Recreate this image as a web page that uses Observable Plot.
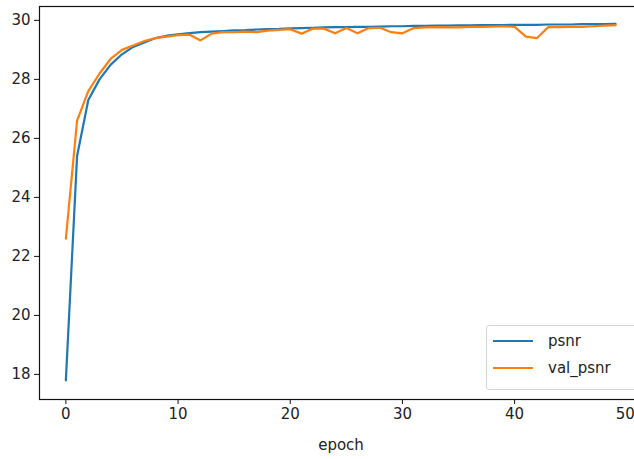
<!DOCTYPE html>
<html>
<head>
<meta charset="utf-8">
<script src="https://cdn.jsdelivr.net/npm/d3@7"></script>
<script src="https://cdn.jsdelivr.net/npm/@observablehq/plot@0.6"></script>
<style>
  html, body { margin: 0; padding: 0; background: #fff; }
  #wrap { position: relative; width: 634px; height: 459px; font-family: "DejaVu Sans", sans-serif; }
  #legend { position: absolute; left: 486px; top: 325px; width: 152px; height: 65px; border: 1px solid #d6d6d6; border-radius: 3px; background: rgba(255,255,255,0.8); box-sizing: border-box; font-size: 15px; color: #222; }
  .item { position: absolute; left: 6px; display: flex; align-items: center; }
  .sw { width: 40px; height: 0; border-top: 2px solid; margin-right: 15px; }
</style>
</head>
<body>
<div id="wrap"></div>
<script>
const epochs = d3.range(0, 50);
const psnr = [17.8, 25.4, 27.3, 28.0, 28.5, 28.85, 29.1, 29.25, 29.4, 29.48,
  29.53, 29.57, 29.6, 29.62, 29.64, 29.66, 29.67, 29.69, 29.7, 29.71,
  29.73, 29.74, 29.75, 29.76, 29.77, 29.77, 29.78, 29.78, 29.79, 29.8,
  29.8, 29.81, 29.81, 29.82, 29.82, 29.83, 29.83, 29.84, 29.84, 29.84,
  29.85, 29.85, 29.85, 29.86, 29.86, 29.86, 29.87, 29.87, 29.87, 29.88];
const val_psnr = [22.6, 26.6, 27.6, 28.2, 28.7, 29.0, 29.15, 29.3, 29.4, 29.45,
  29.5, 29.52, 29.32, 29.55, 29.6, 29.6, 29.62, 29.6, 29.65, 29.68,
  29.7, 29.55, 29.72, 29.72, 29.56, 29.74, 29.56, 29.74, 29.75, 29.6,
  29.56, 29.74, 29.76, 29.77, 29.76, 29.76, 29.78, 29.78, 29.79, 29.8,
  29.78, 29.45, 29.4, 29.77, 29.77, 29.78, 29.78, 29.8, 29.82, 29.84];
const xTicks = [0, 10, 20, 30, 40];
const xTickLast = [50];
const yTicks = [18, 20, 22, 24, 26, 28, 30];
const seriesNames = ["psnr", "val_psnr"];
const seriesColors = ["#1f77b4", "#ff7f0e"];

const rows = [];
epochs.forEach((e, i) => {
  rows.push({epoch: e, value: psnr[i], series: seriesNames[0]});
});
epochs.forEach((e, i) => {
  rows.push({epoch: e, value: val_psnr[i], series: seriesNames[1]});
});

const chart = Plot.plot({
  width: 634,
  height: 459,
  marginLeft: 39,
  marginRight: -8,
  marginTop: 6,
  marginBottom: 60,
  style: {fontFamily: "DejaVu Sans, sans-serif", fontSize: "15px", color: "#222", background: "white"},
  x: {domain: [-2.35, 51.4], label: null},
  y: {domain: [17.15, 30.47], label: null},
  color: {domain: seriesNames, range: seriesColors},
  marks: [
    Plot.line(rows, {x: "epoch", y: "value", z: "series", stroke: "series", strokeWidth: 2.2, curve: "linear"}),
    Plot.frame({stroke: "#111", strokeWidth: 1.2}),
    Plot.axisX({ticks: xTicks, tickSize: 5, tickPadding: 4, fontSize: 15, label: "epoch", labelAnchor: "center", labelArrow: "none", labelOffset: 50, stroke: "#111"}),
    Plot.axisX({ticks: xTickLast, tickSize: 5, tickPadding: 4, fontSize: 15, label: null, stroke: "#111", textAnchor: "end", dx: 8}),
    Plot.axisY({ticks: yTicks, tickSize: 5, tickPadding: 4, fontSize: 15, label: null, stroke: "#111"})
  ]
});
const wrap = document.getElementById("wrap");
wrap.appendChild(chart);

const legend = document.createElement("div");
legend.id = "legend";
seriesNames.forEach((name, i) => {
  const item = document.createElement("div");
  item.className = "item";
  item.style.top = (6 + i * 27) + "px";
  const sw = document.createElement("span");
  sw.className = "sw";
  sw.style.borderTopColor = seriesColors[i];
  const label = document.createElement("span");
  label.textContent = name;
  item.appendChild(sw);
  item.appendChild(label);
  legend.appendChild(item);
});
wrap.appendChild(legend);
</script>
</body>
</html>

*TASK TO COMPLETE*: Give back every line exactly as it stands, pictures excluded.

*FULL ANSWER*:
Recreate this image as a web page that uses Observable Plot.
<!DOCTYPE html>
<html>
<head>
<meta charset="utf-8">
<script src="https://cdn.jsdelivr.net/npm/d3@7"></script>
<script src="https://cdn.jsdelivr.net/npm/@observablehq/plot@0.6"></script>
<style>
  html, body { margin: 0; padding: 0; background: #fff; }
  #wrap { position: relative; width: 634px; height: 459px; font-family: "DejaVu Sans", sans-serif; }
  #legend { position: absolute; left: 486px; top: 325px; width: 152px; height: 65px; border: 1px solid #d6d6d6; border-radius: 3px; background: rgba(255,255,255,0.8); box-sizing: border-box; font-size: 15px; color: #222; }
  .item { position: absolute; left: 6px; display: flex; align-items: center; }
  .sw { width: 40px; height: 0; border-top: 2px solid; margin-right: 15px; }
</style>
</head>
<body>
<div id="wrap"></div>
<script>
const epochs = d3.range(0, 50);
const psnr = [17.8, 25.4, 27.3, 28.0, 28.5, 28.85, 29.1, 29.25, 29.4, 29.48,
  29.53, 29.57, 29.6, 29.62, 29.64, 29.66, 29.67, 29.69, 29.7, 29.71,
  29.73, 29.74, 29.75, 29.76, 29.77, 29.77, 29.78, 29.78, 29.79, 29.8,
  29.8, 29.81, 29.81, 29.82, 29.82, 29.83, 29.83, 29.84, 29.84, 29.84,
  29.85, 29.85, 29.85, 29.86, 29.86, 29.86, 29.87, 29.87, 29.87, 29.88];
const val_psnr = [22.6, 26.6, 27.6, 28.2, 28.7, 29.0, 29.15, 29.3, 29.4, 29.45,
  29.5, 29.52, 29.32, 29.55, 29.6, 29.6, 29.62, 29.6, 29.65, 29.68,
  29.7, 29.55, 29.72, 29.72, 29.56, 29.74, 29.56, 29.74, 29.75, 29.6,
  29.56, 29.74, 29.76, 29.77, 29.76, 29.76, 29.78, 29.78, 29.79, 29.8,
  29.78, 29.45, 29.4, 29.77, 29.77, 29.78, 29.78, 29.8, 29.82, 29.84];
const xTicks = [0, 10, 20, 30, 40];
const xTickLast = [50];
const yTicks = [18, 20, 22, 24, 26, 28, 30];
const seriesNames = ["psnr", "val_psnr"];
const seriesColors = ["#1f77b4", "#ff7f0e"];

const rows = [];
epochs.forEach((e, i) => {
  rows.push({epoch: e, value: psnr[i], series: seriesNames[0]});
});
epochs.forEach((e, i) => {
  rows.push({epoch: e, value: val_psnr[i], series: seriesNames[1]});
});

const chart = Plot.plot({
  width: 634,
  height: 459,
  marginLeft: 39,
  marginRight: -8,
  marginTop: 6,
  marginBottom: 60,
  style: {fontFamily: "DejaVu Sans, sans-serif", fontSize: "15px", color: "#222", background: "white"},
  x: {domain: [-2.35, 51.4], label: null},
  y: {domain: [17.15, 30.47], label: null},
  color: {domain: seriesNames, range: seriesColors},
  marks: [
    Plot.line(rows, {x: "epoch", y: "value", z: "series", stroke: "series", strokeWidth: 2.2, curve: "linear"}),
    Plot.frame({stroke: "#111", strokeWidth: 1.2}),
    Plot.axisX({ticks: xTicks, tickSize: 5, tickPadding: 4, fontSize: 15, label: "epoch", labelAnchor: "center", labelArrow: "none", labelOffset: 50, stroke: "#111"}),
    Plot.axisX({ticks: xTickLast, tickSize: 5, tickPadding: 4, fontSize: 15, label: null, stroke: "#111", textAnchor: "end", dx: 8}),
    Plot.axisY({ticks: yTicks, tickSize: 5, tickPadding: 4, fontSize: 15, label: null, stroke: "#111"})
  ]
});
const wrap = document.getElementById("wrap");
wrap.appendChild(chart);

const legend = document.createElement("div");
legend.id = "legend";
seriesNames.forEach((name, i) => {
  const item = document.createElement("div");
  item.className = "item";
  item.style.top = (6 + i * 27) + "px";
  const sw = document.createElement("span");
  sw.className = "sw";
  sw.style.borderTopColor = seriesColors[i];
  const label = document.createElement("span");
  label.textContent = name;
  item.appendChild(sw);
  item.appendChild(label);
  legend.appendChild(item);
});
wrap.appendChild(legend);
</script>
</body>
</html>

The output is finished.